Quando contemplamos e assumimos este arcano (e nesta imagem dos Trionfi iniciais com um guerreiro de machado, qual Thor, em glória no carro) podemos cortar as amarras ao corpo-ego, com os seus hábitos que nos prendem, e conseguir ver do alto ou acima do carro-corpo, como que desprendidos e não identificados com ele e suas tendências, para assim nos aplicarmos melhor no que se deve desenvolver e cumprir.
Praticando este auto-conhecimento e auto-avaliação, de quando em quando, em momentos de recolhimento e alinhamento diário, podemos melhor determinar-nos apropriada ou "dharmicamente" (de dharma, ordem-dever-missão) nas direcções ou sentidos certos do empenhamento e vitória.
Assim, cada vez mais auto-conscientes e firmes, nomeadamente no equilíbrio dos cinco elementos que atravessamos e que temos em nós, mais abertos e irradiantes das energias do Espírito, as melhores asas brotarão dos nossos ombros, intenções e aura, e o Anjo ou o Espírito Divino em nós brilhará mais sensível e triunfantemente.
Lembre-se deste arcano durante o dia, escolha uma ou outra imagem das diferentes versões e veja-a e sinta-a dentro de si, activando-a no que está a consciencializar-se, a fazer  ou a realizar brevemente como acto ou projecto, neste caso a persistência sendo fundamental...

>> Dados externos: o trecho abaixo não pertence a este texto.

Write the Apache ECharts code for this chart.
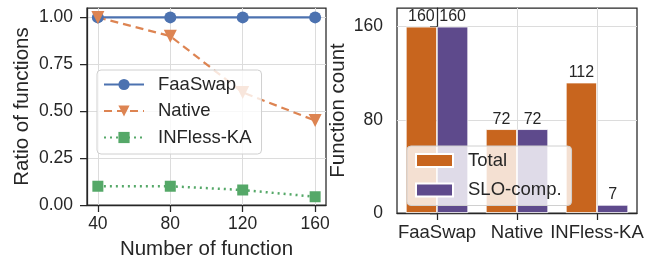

Nesta versão moderna, em que temos um regresso às origens primordiais dos Tarots, em que era uma mulher a representada. Controle o melhor possível as suas energias anímicas, unifique-as e intua o que deverá realizar segundo o lema da tradição espiritual portuguesa, iniciado pelo Infante D. Henrique, Talent de bien faire...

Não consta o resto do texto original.